YOUR INSTRUCTIONS.
Skip all pictures, then copy the lines from the start of the data through the line with "act_lum_y = [0.83, 0.45, 0.0, 0.0]", keeping both ends.

SOURCE EXCERPT.
------------------------------------------------------------------------
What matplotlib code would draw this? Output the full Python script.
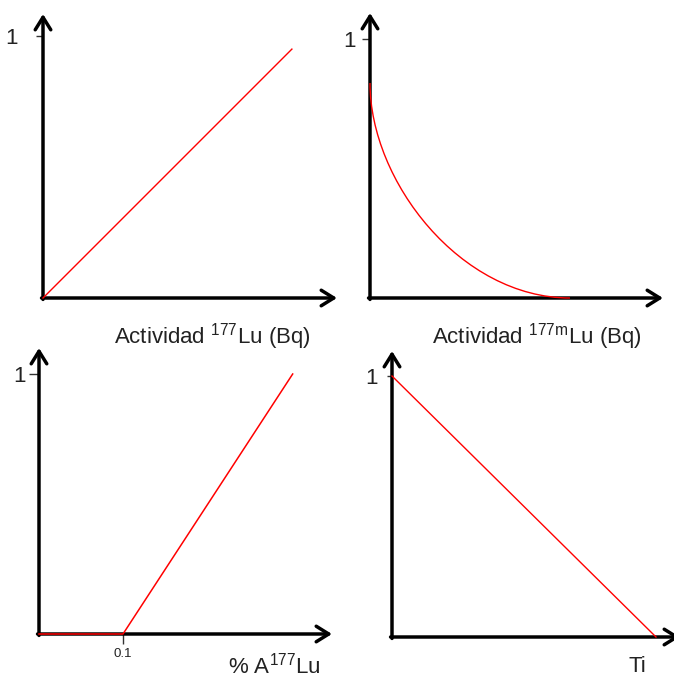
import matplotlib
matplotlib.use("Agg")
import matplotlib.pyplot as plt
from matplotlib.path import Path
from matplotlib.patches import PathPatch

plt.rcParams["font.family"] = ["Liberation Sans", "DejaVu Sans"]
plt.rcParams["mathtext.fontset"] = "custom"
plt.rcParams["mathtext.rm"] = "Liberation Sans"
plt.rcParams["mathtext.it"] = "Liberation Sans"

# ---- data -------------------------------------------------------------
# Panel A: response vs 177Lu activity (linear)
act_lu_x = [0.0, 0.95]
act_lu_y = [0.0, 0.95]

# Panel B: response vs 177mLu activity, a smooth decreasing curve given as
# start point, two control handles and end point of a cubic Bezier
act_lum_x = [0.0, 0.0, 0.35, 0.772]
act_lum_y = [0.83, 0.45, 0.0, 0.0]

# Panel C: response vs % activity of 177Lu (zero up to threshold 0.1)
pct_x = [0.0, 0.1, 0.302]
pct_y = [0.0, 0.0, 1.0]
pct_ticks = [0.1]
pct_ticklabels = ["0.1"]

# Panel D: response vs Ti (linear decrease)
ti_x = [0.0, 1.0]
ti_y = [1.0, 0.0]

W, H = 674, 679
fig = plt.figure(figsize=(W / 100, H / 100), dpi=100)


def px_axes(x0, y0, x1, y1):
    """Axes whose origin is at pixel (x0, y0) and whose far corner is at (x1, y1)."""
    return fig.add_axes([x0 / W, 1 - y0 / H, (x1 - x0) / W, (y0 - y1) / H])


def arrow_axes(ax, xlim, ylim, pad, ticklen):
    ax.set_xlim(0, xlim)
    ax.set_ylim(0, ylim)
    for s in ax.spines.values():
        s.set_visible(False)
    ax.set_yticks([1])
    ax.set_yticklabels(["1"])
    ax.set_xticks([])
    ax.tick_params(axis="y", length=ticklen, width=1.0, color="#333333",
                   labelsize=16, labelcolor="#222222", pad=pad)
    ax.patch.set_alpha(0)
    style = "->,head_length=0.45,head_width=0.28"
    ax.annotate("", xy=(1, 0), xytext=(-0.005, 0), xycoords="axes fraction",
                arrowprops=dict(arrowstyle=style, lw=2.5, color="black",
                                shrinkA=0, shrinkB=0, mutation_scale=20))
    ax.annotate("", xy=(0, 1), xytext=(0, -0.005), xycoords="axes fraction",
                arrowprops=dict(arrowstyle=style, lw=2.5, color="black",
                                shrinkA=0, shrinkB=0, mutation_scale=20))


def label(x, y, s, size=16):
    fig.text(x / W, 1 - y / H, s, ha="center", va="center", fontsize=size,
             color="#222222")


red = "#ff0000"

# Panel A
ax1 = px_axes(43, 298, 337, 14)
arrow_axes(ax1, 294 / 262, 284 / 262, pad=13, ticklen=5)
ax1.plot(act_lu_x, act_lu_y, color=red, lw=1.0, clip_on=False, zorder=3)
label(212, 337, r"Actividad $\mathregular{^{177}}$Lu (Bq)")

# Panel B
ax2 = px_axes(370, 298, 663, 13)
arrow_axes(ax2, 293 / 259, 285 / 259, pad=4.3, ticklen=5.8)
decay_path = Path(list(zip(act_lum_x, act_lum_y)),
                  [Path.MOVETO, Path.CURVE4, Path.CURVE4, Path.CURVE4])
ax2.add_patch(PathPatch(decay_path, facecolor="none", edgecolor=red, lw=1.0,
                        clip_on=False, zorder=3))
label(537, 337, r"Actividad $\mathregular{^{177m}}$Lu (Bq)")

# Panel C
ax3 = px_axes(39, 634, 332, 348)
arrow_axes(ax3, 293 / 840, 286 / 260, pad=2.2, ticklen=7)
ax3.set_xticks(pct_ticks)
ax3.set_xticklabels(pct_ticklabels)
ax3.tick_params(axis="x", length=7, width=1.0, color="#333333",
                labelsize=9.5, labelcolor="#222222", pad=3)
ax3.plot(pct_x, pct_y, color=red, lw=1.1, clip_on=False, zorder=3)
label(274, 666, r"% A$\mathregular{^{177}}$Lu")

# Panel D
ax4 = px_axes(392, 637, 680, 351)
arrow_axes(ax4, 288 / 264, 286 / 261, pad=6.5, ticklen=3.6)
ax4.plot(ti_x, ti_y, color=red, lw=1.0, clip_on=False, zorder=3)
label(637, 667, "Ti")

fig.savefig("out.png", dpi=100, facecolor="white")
------------------------------------------------------------------------
ANSWER FOR THE TASK.
What matplotlib code would draw this? Output the full Python script.
import matplotlib
matplotlib.use("Agg")
import matplotlib.pyplot as plt
from matplotlib.path import Path
from matplotlib.patches import PathPatch

plt.rcParams["font.family"] = ["Liberation Sans", "DejaVu Sans"]
plt.rcParams["mathtext.fontset"] = "custom"
plt.rcParams["mathtext.rm"] = "Liberation Sans"
plt.rcParams["mathtext.it"] = "Liberation Sans"

# ---- data -------------------------------------------------------------
# Panel A: response vs 177Lu activity (linear)
act_lu_x = [0.0, 0.95]
act_lu_y = [0.0, 0.95]

# Panel B: response vs 177mLu activity, a smooth decreasing curve given as
# start point, two control handles and end point of a cubic Bezier
act_lum_x = [0.0, 0.0, 0.35, 0.772]
act_lum_y = [0.83, 0.45, 0.0, 0.0]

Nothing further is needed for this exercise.